I'm excited... I've booked time off work in March for my trip to Paris and Berlin. I've also finally found a few interesting places to visit in Paris that I didn't see the first time around. Also, there are a few places that I would like to go back to. When I was in Paris a few years ago one of Ryan's co-workers showed us around and brought us to some pretty cool little spots - a tea room, some random phở restaurant in the suburbs (where Ryan accidentally rubbed some hot peppers into his eyes and proceeded to start crying), a big garden (maybe le jardin des tuilleries?) I know this sounds kind of lame but it was pretty cool - a whole other side of Paris we wouldn't have seen without him there...

I'm excited at the thought of traveling again but I'm also afraid that 10 days won't be enough... I'm scared that it'll go by so fast that by the time I get settled into traveling, I'll have to come home. And I know that I probably won't want to. I feel like this trip is a risky decision... That maybe this is just like a taste of what I wish I could be doing all the time... Realistically, I don’t know how I could make it work… I’ve thought about it a lot but I just don’t know that I could afford to not have a permanent office job and go traveling… or maybe I could if I were really good at what I was doing… I don’t know… need to think about this some more.


Next month I'm planning a short 3 day trip to the windy city. I've been there before (for Lollapalooza a few years ago and a few times when I was young doing the cross-North America drive with the parents.) I really find it to be an interesting city. Amazing architecture, strange food (ungh... deep dish pizza?), interesting cultural stuff... People don't really talk about Chicago much – I think it gets overlooked a lot. I have to be honest - it was tempting to go to New York but 3 days is not enough time for me in New York City. And so off to the windy city I go. I’ve found some cheap flight & hotel packages so I’m looking forward to this.

Trips like this small 3-day one will probably be the only thing to keep me going once I get back from Paris. All of my 2009 vacation days are going to be saved up for a big trip I’m planning for December – 4 weeks in Tokyo and surrounding area… or maybe 3 weeks in Tokyo and one week in Korea. I haven’t quite planned out the details yet but I have about 11 months to figure those out.


On a somewhat unrelated note – class on Monday was good. It further reinforced my feeling that I need to study more!

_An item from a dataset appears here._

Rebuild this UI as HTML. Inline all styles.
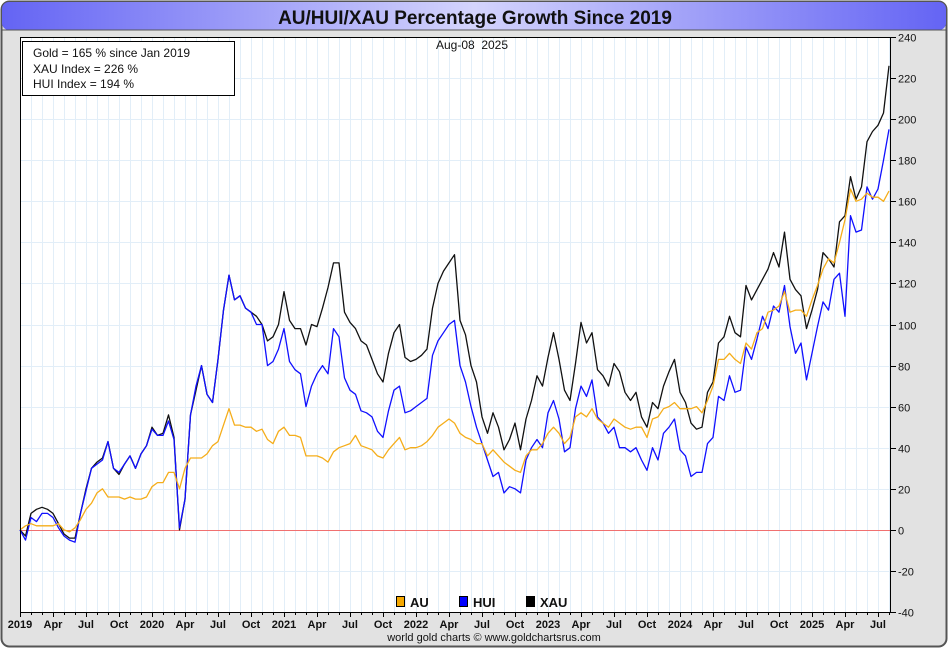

I feel like my lack of vocabulary is really slowing me down. I’m okay with the particles I’ve learnt so far, same with sentence structures… I just seem to be lacking words. I’ll probably spend another day at the library on the weekend studying…

I went climbing last night for the first time in months. It was a sad state of affairs. My night started with bouldering which was going nowhere because the thought of falling 10 feet scared me (I know, ridiculous!) So then I switched to top-roping… By then my hands were getting raw and I started getting tired. Ryan said that on my last climb he saw my confidence come back. I was 4 or 5 moves from the top - all of a sudden I remembered how to climb again. (The climb itself wasn’t very hard but I guess the last couple of moves were a little tricky.) When I haven’t been climbing for a while I usually find myself getting nervous near the top of climbs. I didn’t feel that way last night once I got tied into the rope… it felt more like it was just a matter of remembering how to move. I need to get my endurance and finger / hand strength back. I’m so out of shape.